BRUSSELS — Direct marketing in Belgium has held steady

since 1994 when the last big increase – 6.6 percent – was recorded. Since then sales have moved up or down in a narrow range of 1 or 2 percent.

Last year DM spending accounted for 48 billion Belgian francs ($1.4 billion). That's a higher figure than above the line advertising which last year totaled 38 billion francs ($1.1 billion), ABMD, the Belgian DMA, has reported.

Mail order sales, too, have remained static at around 25 billion francs with Otto Versand, Europe's largest mail order house, holding first place among general catalogers with sales of 11.1 billion Belgian francs last year.

Neckermann, another major German player, was a distant second with 4.7 billion francs and La Redoute, the largest French mail order house, again a distant third with 2.4 billion francs.
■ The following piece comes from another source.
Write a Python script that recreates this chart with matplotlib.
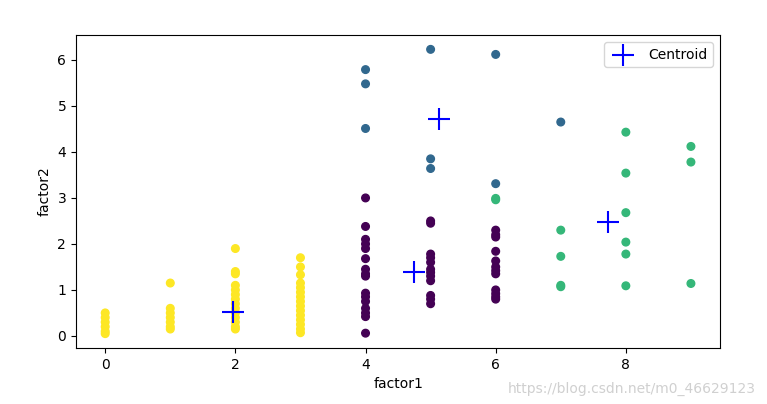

Others among the top six listed in the European Retail Handbook included Quelle, another German house, France Loisirs, a Belgian mailer of books, tapes and videos, and Wehkamp, a Great Universal Stores (GUS) subsidiary.

Direct mail remains the key direct marketing tool in efforts to reach Belgium's 4 million households. The country has a population of 10 million.

It also accounts for 30 percent of the Belgian Post Office's turnover, a fact that has led postal officials to push hard for offering mailers more DM products.

This year the post office published a “Guide to Direct Mail” which it distributed in portfolio form, a series of case studies designed to support the Guide, a newsletter called “Post Scriptum,” a brochure on successful direct mailings and a course of seminars.

Home shopping received a major shot in the arm this September when it was legalized in Flanders. Three commercial channels have already begun home shopping programs and deem them successful.

Although home shopping has been legal in the French speaking parts of Belgium, a new channel launched in May has been off to a fast start.

Three months after the kickoff, LTA reported more than 34,000 sales and a viewer survey found that 38 percent of those queried knew LTA and that 45 percent of those watched LTA more than five times a week.

Male-female division was not as one-sided as researchers had believed with 45 percent of those buying product men in the 25 to 45 age range.

Telemarketing is in the take off stage as the Belgians try to exploit Brussels's position of European capital. But they have a long way to go to catch up with neighboring Holland which has pioneered call centers for a decade.

Still, the EU's liberalization of the European telecom sector, meaning that all members must admit private competitors, has energized the call center business.

The ABMD launched a program entitled “Belgium for Call Centers” last year that is designed to attract more foreign companies to set up their telemarketing operations in Belgium, specifically in Brussels.

The Belgians push Brussels for the same reasons Ireland, Scotland and the Netherlands do their own sites: an ample supply of multilingual personnel and a state of the art telecom infrastructure. But Belgians add Brussels' position as European capital to the mix.

On the web, BTB does far better on this market than business to consumers, Patrick Marck, spokesman for the ABMD said. But both are still underdeveloped. Only about fifty Websites sold product in Belgium this year.

Not surprisingly perhaps an Amazon.com imitator, Proxis, has made a success of Website selling, though no figures are available on how much money it made or lost.

Proxis sells 2.6 million books in English, French, Flemish and several other languages. It has a music department with everything from blues to rock.

Belgium does have lead of sorts in one potential DM area – smart cards. Banksys has developed a proton card with a chip that allows payment of small expenses like fast food. Amex picked up the technology.

Finally, DM is a serious contributor to the Belgian economy, Marck noted. The industry employs 15,000 people directly with another 200,000 profiting indirectly from DM, mostly through call center work.